Thursday, November 18, 2010

The Man From the Moon



So, the other day I delivered a talk at a Professional Development conference for my fellow regional librarians.

I decided to go for "entertaining and thought provoking" rather than informative, which in hindsight was not the most useful thing I could have done. I maintain the fact that I came up with the idea while I was on a plane and trying to avoid throwing up is justification for anything, and the fact that it was even remotely coherent was a bonus.

Anyway, I went with a "Mr Squiggle" gimmick, in that I had a whole pile of pictures with what appeared to be random lines and squiggles, which I then connected into actual pictures (a library building, an iPad, a horse, a wheel of cheese on wheels - appropriate library related stuff). These pictures would then be my "slides" and I talked to them instead of a PowerPoint presentation.

I even went to the bother of drawing everything upside-down and turning it over when I was finished (I should have had a volunteer from the audience as "Miss Jane" and had her turn them for me, but as I wasn't using my nose to draw these pictures I figured I could get away with other non-cannon elements).

I did ask everyone to help out a bit by calling out "Upside down! Upside down!" and "Hurry up!" They didn't, but I figured that was because they were boring. Or bored. One of those.

Anyway, quite a number of people spoke to me afterwards saying they enjoyed it, but they "missed out on Mr Squiggle" so couldn't really appreciate it.

To such comments I think the only appropriate response is:

"You what? How could you miss out on Mr Squiggle? The show ran for forty years! You never once saw it as a child? Your own children never saw it? You missed those strangely depressing Claratin ads that ran a couple of years ago? What were you doing between the years of 1959 and 1999?"
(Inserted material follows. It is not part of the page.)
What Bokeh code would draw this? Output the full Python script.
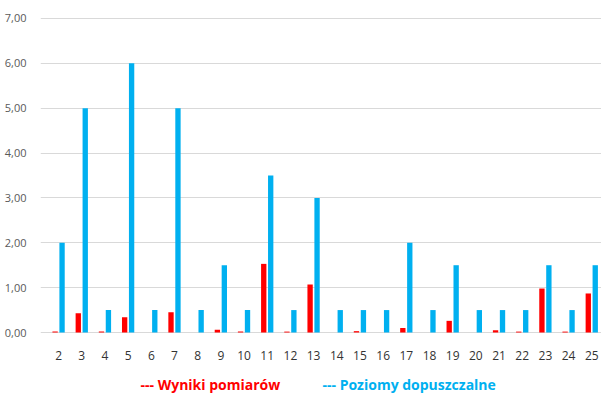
from bokeh.plotting import figure
from bokeh.models import (ColumnDataSource, Range1d, FixedTicker, CustomJSTickFormatter, Label)
from bokeh.transform import dodge
from bokeh.embed import file_html
from bokeh.resources import INLINE

# Punkty pomiarowe
points = [2, 3, 4, 5, 6, 7, 8, 9, 10, 11, 12, 13, 14, 15, 16, 17, 18, 19, 20, 21, 22, 23, 24, 25]
# Wyniki pomiarów
measured = [0.02, 0.43, 0.02, 0.34, 0.0, 0.45, 0.0, 0.06, 0.02, 1.53, 0.02, 1.07,
            0.0, 0.03, 0.0, 0.10, 0.0, 0.26, 0.0, 0.05, 0.02, 0.98, 0.02, 0.87]
# Poziomy dopuszczalne
allowed = [2.0, 5.0, 0.5, 6.0, 0.5, 5.0, 0.5, 1.5, 0.5, 3.5, 0.5, 3.0,
           0.5, 0.5, 0.5, 2.0, 0.5, 1.5, 0.5, 0.5, 0.5, 1.5, 0.5, 1.5]
y_ticks = [0, 1, 2, 3, 4, 5, 6, 7]

RED = "#FF0000"
BLUE = "#00B0F0"
FONT = "Open Sans"

idx = list(range(len(points)))
src = ColumnDataSource(dict(i=idx, measured=measured, allowed=allowed))

# the frame runs to the bottom edge so the axis labels and legend fit inside it
p = figure(width=601, height=394, output_backend="svg", toolbar_location=None,
           x_range=Range1d(-0.78, len(points) - 0.58), y_range=Range1d(-1.382, 7.022),
           min_border_left=40, min_border_right=0, min_border_top=17, min_border_bottom=0)
p.outline_line_color = None
p.background_fill_color = "white"
p.border_fill_color = "white"

p.vbar(x=dodge("i", -0.15, range=p.x_range), top="measured", width=0.23,
       source=src, color=RED, line_color=None)
p.vbar(x=dodge("i", 0.15, range=p.x_range), top="allowed", width=0.23,
       source=src, color=BLUE, line_color=None)

# osie
p.xaxis.fixed_location = 0
p.xaxis.ticker = FixedTicker(ticks=idx)
p.xaxis.major_label_overrides = {i: str(c) for i, c in zip(idx, points)}
p.xaxis.axis_line_color = None
p.xaxis.major_tick_line_color = None
p.xaxis.minor_tick_line_color = None
p.xaxis.major_label_standoff = 12
p.xaxis.major_label_text_font = FONT
p.xaxis.major_label_text_font_size = "12px"
p.xaxis.major_label_text_color = "#333333"
p.xgrid.grid_line_color = None

p.yaxis.ticker = FixedTicker(ticks=y_ticks)
p.yaxis.formatter = CustomJSTickFormatter(code="return tick.toFixed(2).replace('.', ',');")
p.yaxis.axis_line_color = None
p.yaxis.major_tick_line_color = None
p.yaxis.minor_tick_line_color = None
p.yaxis.major_label_standoff = 8
p.yaxis.major_label_text_font = FONT
p.yaxis.major_label_text_font_size = "11px"
p.yaxis.major_label_text_color = "#595959"
p.ygrid.ticker = FixedTicker(ticks=y_ticks)
p.ygrid.grid_line_color = "#D9D9D9"
p.ygrid.grid_line_width = 1

# legenda pod wykresem
for txt, col, xpos in [("--- Wyniki pomiarów", RED, 100), ("--- Poziomy dopuszczalne", BLUE, 282)]:
    p.add_layout(Label(x=xpos, y=10, x_units="screen", y_units="screen", text=txt,
                       text_color=col, text_font=FONT, text_font_style="bold",
                       text_font_size="14px", text_baseline="middle"))

open("out.html", "w").write(file_html(p, INLINE))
Most of these people seemed to be of the belief that the show ran for a brief window and was a) not on when they were children and/or b) not on when their children were children. Meanwhile, most of these people were children during the Miss Pat era, or had children of television age during the Miss Jane era. And some of them would have also had children or grandchildren around for Roxanne or Rebecca (I wonder why they were never "Miss Roxanne" or "Miss Rebecca"?).

Mr Squiggle was the longest running Australian children's show of all time - one of the longest running children's shows in the world - when it was cancelled in 1999. It's an important part of the Australian psyche. Many Australians think of themselves as being in the "Miss Pat" or "Miss Jane" generations.

When people tell me they somehow managed to get through 40 years without once catching an episode of Mr Squiggle... Well, that saddens me a little, it has to be said.

Also, why isn't there a decent, official Mr Squiggle website or something out there? ABC, given how much mileage you're getting out of those darn bananas, why aren't you trying to cash in on the greatest legend in Australian children's television?